• Problem description:
All of the lines below are to be transcribed faithfully, with pictures excluded from the copy.
####
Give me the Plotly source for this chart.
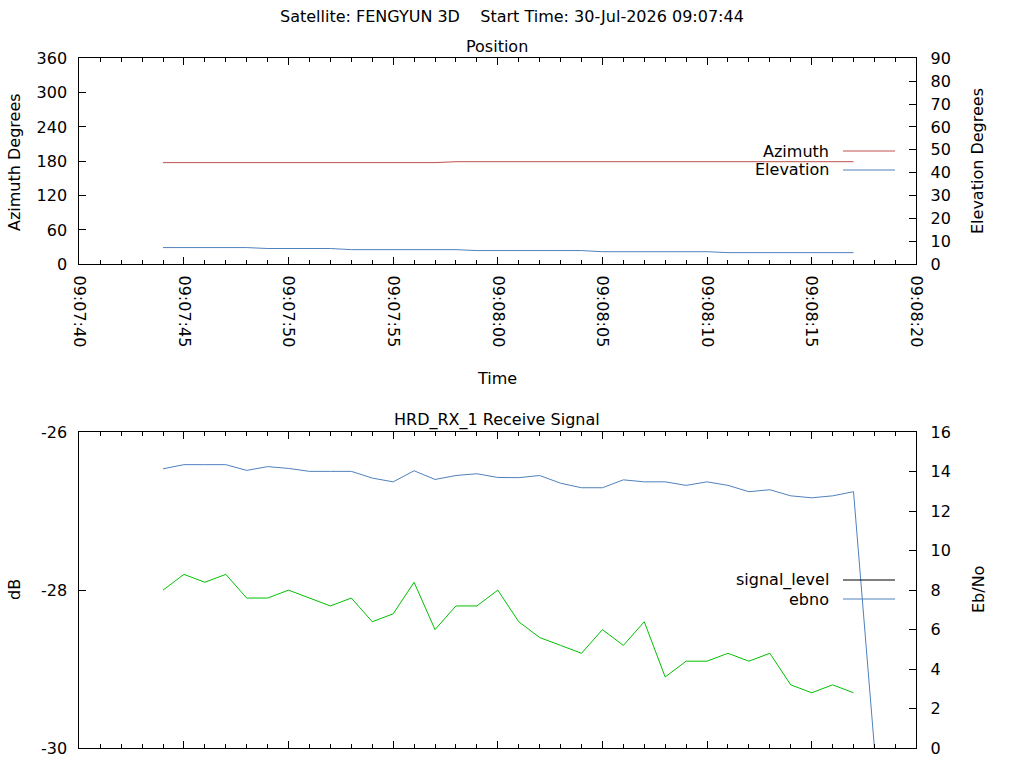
import pandas as pd
import plotly.graph_objs as go

# Datos (una muestra por segundo desde 09:07:44)
t0 = pd.Timestamp('2026-07-30 09:07:44')
tiempos = [t0 + pd.Timedelta(seconds=k) for k in range(35)]

azimuth = [177.7] * 14 + [179.3] * 20
elevation = [7.3, 7.3, 7.3, 7.3, 7.3,
             6.9, 6.9, 6.9, 6.9,
             6.4, 6.4, 6.4, 6.4, 6.4, 6.4,
             6.0, 6.0, 6.0, 6.0, 6.0, 6.0,
             5.5, 5.5, 5.5, 5.5, 5.5, 5.5,
             5.1, 5.1, 5.1, 5.1, 5.1, 5.1, 5.1]

signal_level = [-28.0, -27.8, -27.9, -27.8, -28.1, -28.1, -28.0, -28.1, -28.2, -28.1,
                -28.4, -28.3, -27.9, -28.5, -28.2, -28.2, -28.0, -28.4, -28.6, -28.7,
                -28.8, -28.5, -28.7, -28.4, -29.1, -28.9, -28.9, -28.8, -28.9, -28.8,
                -29.2, -29.3, -29.2, -29.3]
ebno = [14.15, 14.36, 14.36, 14.36, 14.07, 14.26, 14.17, 14.02, 14.02, 14.02,
        13.68, 13.49, 14.05, 13.61, 13.81, 13.90, 13.71, 13.70, 13.81, 13.42,
        13.19, 13.19, 13.59, 13.49, 13.49, 13.31, 13.49, 13.31, 12.99, 13.09,
        12.78, 12.68, 12.78, 12.99, 0.0]

db_ticks = [-30, -28, -26]
db_labels = ['-30', '-28', '-26']

titulo = 'Satellite: FENGYUN 3D    Start Time: 30-Jul-2026 09:07:44'
rango_t = ['2026-07-30 09:07:40', '2026-07-30 09:08:20']

ROJO = '#c0504d'
AZUL = '#4f81bd'
VERDE = '#00c000'
FUENTE = 'DejaVu Sans'

W, H = 1024, 768
def px(x):  # pixel horizontal -> papel
    return x / W
def py(y):  # pixel vertical -> papel
    return 1 - y / H

fig = go.Figure()
fig.add_trace(go.Scatter(x=tiempos[:34], y=azimuth, mode='lines', name='Azimuth',
                         line=dict(color=ROJO, width=1), xaxis='x', yaxis='y'))
fig.add_trace(go.Scatter(x=tiempos[:34], y=elevation, mode='lines', name='Elevation',
                         line=dict(color=AZUL, width=1), xaxis='x', yaxis='y2'))
fig.add_trace(go.Scatter(x=tiempos[:34], y=signal_level, mode='lines', name='signal_level',
                         line=dict(color=VERDE, width=1), xaxis='x2', yaxis='y3'))
fig.add_trace(go.Scatter(x=tiempos, y=ebno, mode='lines', name='ebno',
                         line=dict(color=AZUL, width=1), xaxis='x2', yaxis='y4'))

dom_x = [px(79.3), px(916.3)]
eje_comun = dict(showline=True, linecolor='black', linewidth=1, ticks='inside',
                 tickcolor='black', tickwidth=1, ticklen=7, showgrid=False,
                 zeroline=False, automargin=False,
                 tickfont=dict(family=FUENTE, size=16, color='black'))
eje_x = dict(eje_comun, type='date', range=rango_t, domain=dom_x, dtick=5000,
             tick0='2026-07-30 09:07:40', tickformat='%H:%M:%S', tickangle=90,
             mirror='ticks', ticklabelstandoff=7,
             minor=dict(ticks='inside', ticklen=4, dtick=1000, tickcolor='black'))

fig.update_layout(
    width=W, height=H, margin=dict(l=0, r=0, t=0, b=0),
    template='none', paper_bgcolor='white', plot_bgcolor='white',
    showlegend=False,
    xaxis=dict(eje_x, anchor='y'),
    yaxis=dict(eje_comun, domain=[py(264.3), py(58.3)], range=[0, 360], dtick=60,
               anchor='x', ticklabelstandoff=8),
    yaxis2=dict(eje_comun, range=[0, 90], dtick=10, overlaying='y', side='right',
                anchor='x', ticklabelstandoff=10),
    xaxis2=dict(eje_x, anchor='y3', showticklabels=False),
    yaxis3=dict(eje_comun, domain=[py(748), py(432.3)], range=[-30, -26],
                tickmode='array', tickvals=db_ticks, ticktext=db_labels,
                anchor='x2', ticklabelstandoff=8),
    yaxis4=dict(eje_comun, range=[0, 16], dtick=2, overlaying='y3', side='right',
                anchor='x2', ticklabelstandoff=10),
)

# Textos: titulo, subtitulos y titulos de ejes
textos = [
    (titulo, 512, 17, 0),
    ('Position', 497, 46, 0),
    ('Time', 497, 379, 0),
    ('HRD_RX_1 Receive Signal', 497, 420, 0),
    ('Azimuth Degrees', 14, 162, -90),
    ('Elevation Degrees', 978, 161, -90),
    ('dB', 14, 590, -90),
    ('Eb/No', 978, 590, -90),
]
for txt, x, y, ang in textos:
    fig.add_annotation(text=txt, x=px(x), y=py(y), xref='paper', yref='paper',
                       showarrow=False, textangle=ang, xanchor='center', yanchor='middle',
                       font=dict(family=FUENTE, size=16, color='black'))

# Leyendas al estilo gnuplot (texto a la izquierda, muestra de linea a la derecha)
leyendas = [('Azimuth', ROJO, 151), ('Elevation', AZUL, 170),
            ('signal_level', 'black', 580), ('ebno', AZUL, 599)]
for txt, color, y in leyendas:
    fig.add_annotation(text=txt, x=px(831), y=py(y), xref='paper', yref='paper',
                       showarrow=False, xanchor='right', yanchor='middle',
                       font=dict(family=FUENTE, size=16, color='black'))
    fig.add_shape(type='line', xref='paper', yref='paper', x0=px(843), x1=px(895),
                  y0=py(y), y1=py(y), line=dict(color=color, width=1))

# quitar el margen del body para que la figura ocupe toda la ventana
fig.write_html('out.html', config={'displayModeBar': False},
               post_script="document.body.style.margin='0px';document.body.style.overflow='hidden';")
####
• Answer to the exercise:
Give me the Plotly source for this chart.
import pandas as pd
import plotly.graph_objs as go

# Datos (una muestra por segundo desde 09:07:44)
t0 = pd.Timestamp('2026-07-30 09:07:44')
tiempos = [t0 + pd.Timedelta(seconds=k) for k in range(35)]

azimuth = [177.7] * 14 + [179.3] * 20
elevation = [7.3, 7.3, 7.3, 7.3, 7.3,
             6.9, 6.9, 6.9, 6.9,
             6.4, 6.4, 6.4, 6.4, 6.4, 6.4,
             6.0, 6.0, 6.0, 6.0, 6.0, 6.0,
             5.5, 5.5, 5.5, 5.5, 5.5, 5.5,
             5.1, 5.1, 5.1, 5.1, 5.1, 5.1, 5.1]

signal_level = [-28.0, -27.8, -27.9, -27.8, -28.1, -28.1, -28.0, -28.1, -28.2, -28.1,
                -28.4, -28.3, -27.9, -28.5, -28.2, -28.2, -28.0, -28.4, -28.6, -28.7,
                -28.8, -28.5, -28.7, -28.4, -29.1, -28.9, -28.9, -28.8, -28.9, -28.8,
                -29.2, -29.3, -29.2, -29.3]
ebno = [14.15, 14.36, 14.36, 14.36, 14.07, 14.26, 14.17, 14.02, 14.02, 14.02,
        13.68, 13.49, 14.05, 13.61, 13.81, 13.90, 13.71, 13.70, 13.81, 13.42,
        13.19, 13.19, 13.59, 13.49, 13.49, 13.31, 13.49, 13.31, 12.99, 13.09,
        12.78, 12.68, 12.78, 12.99, 0.0]

db_ticks = [-30, -28, -26]
db_labels = ['-30', '-28', '-26']

titulo = 'Satellite: FENGYUN 3D    Start Time: 30-Jul-2026 09:07:44'
rango_t = ['2026-07-30 09:07:40', '2026-07-30 09:08:20']

ROJO = '#c0504d'
AZUL = '#4f81bd'
VERDE = '#00c000'
FUENTE = 'DejaVu Sans'

W, H = 1024, 768
def px(x):  # pixel horizontal -> papel
    return x / W
def py(y):  # pixel vertical -> papel
    return 1 - y / H

fig = go.Figure()
fig.add_trace(go.Scatter(x=tiempos[:34], y=azimuth, mode='lines', name='Azimuth',
                         line=dict(color=ROJO, width=1), xaxis='x', yaxis='y'))
fig.add_trace(go.Scatter(x=tiempos[:34], y=elevation, mode='lines', name='Elevation',
                         line=dict(color=AZUL, width=1), xaxis='x', yaxis='y2'))
fig.add_trace(go.Scatter(x=tiempos[:34], y=signal_level, mode='lines', name='signal_level',
                         line=dict(color=VERDE, width=1), xaxis='x2', yaxis='y3'))
fig.add_trace(go.Scatter(x=tiempos, y=ebno, mode='lines', name='ebno',
                         line=dict(color=AZUL, width=1), xaxis='x2', yaxis='y4'))

dom_x = [px(79.3), px(916.3)]
eje_comun = dict(showline=True, linecolor='black', linewidth=1, ticks='inside',
                 tickcolor='black', tickwidth=1, ticklen=7, showgrid=False,
                 zeroline=False, automargin=False,
                 tickfont=dict(family=FUENTE, size=16, color='black'))
eje_x = dict(eje_comun, type='date', range=rango_t, domain=dom_x, dtick=5000,
             tick0='2026-07-30 09:07:40', tickformat='%H:%M:%S', tickangle=90,
             mirror='ticks', ticklabelstandoff=7,
             minor=dict(ticks='inside', ticklen=4, dtick=1000, tickcolor='black'))

fig.update_layout(
    width=W, height=H, margin=dict(l=0, r=0, t=0, b=0),
    template='none', paper_bgcolor='white', plot_bgcolor='white',
    showlegend=False,
    xaxis=dict(eje_x, anchor='y'),
    yaxis=dict(eje_comun, domain=[py(264.3), py(58.3)], range=[0, 360], dtick=60,
               anchor='x', ticklabelstandoff=8),
    yaxis2=dict(eje_comun, range=[0, 90], dtick=10, overlaying='y', side='right',
                anchor='x', ticklabelstandoff=10),
    xaxis2=dict(eje_x, anchor='y3', showticklabels=False),
    yaxis3=dict(eje_comun, domain=[py(748), py(432.3)], range=[-30, -26],
                tickmode='array', tickvals=db_ticks, ticktext=db_labels,
                anchor='x2', ticklabelstandoff=8),
    yaxis4=dict(eje_comun, range=[0, 16], dtick=2, overlaying='y3', side='right',
                anchor='x2', ticklabelstandoff=10),
)

# Textos: titulo, subtitulos y titulos de ejes
textos = [
    (titulo, 512, 17, 0),
    ('Position', 497, 46, 0),
    ('Time', 497, 379, 0),
    ('HRD_RX_1 Receive Signal', 497, 420, 0),
    ('Azimuth Degrees', 14, 162, -90),
    ('Elevation Degrees', 978, 161, -90),
    ('dB', 14, 590, -90),
    ('Eb/No', 978, 590, -90),
]
for txt, x, y, ang in textos:
    fig.add_annotation(text=txt, x=px(x), y=py(y), xref='paper', yref='paper',
                       showarrow=False, textangle=ang, xanchor='center', yanchor='middle',
                       font=dict(family=FUENTE, size=16, color='black'))

# Leyendas al estilo gnuplot (texto a la izquierda, muestra de linea a la derecha)
leyendas = [('Azimuth', ROJO, 151), ('Elevation', AZUL, 170),
            ('signal_level', 'black', 580), ('ebno', AZUL, 599)]
for txt, color, y in leyendas:
    fig.add_annotation(text=txt, x=px(831), y=py(y), xref='paper', yref='paper',
                       showarrow=False, xanchor='right', yanchor='middle',
                       font=dict(family=FUENTE, size=16, color='black'))
    fig.add_shape(type='line', xref='paper', yref='paper', x0=px(843), x1=px(895),
                  y0=py(y), y1=py(y), line=dict(color=color, width=1))

# quitar el margen del body para que la figura ocupe toda la ventana
fig.write_html('out.html', config={'displayModeBar': False},
               post_script="document.body.style.margin='0px';document.body.style.overflow='hidden';")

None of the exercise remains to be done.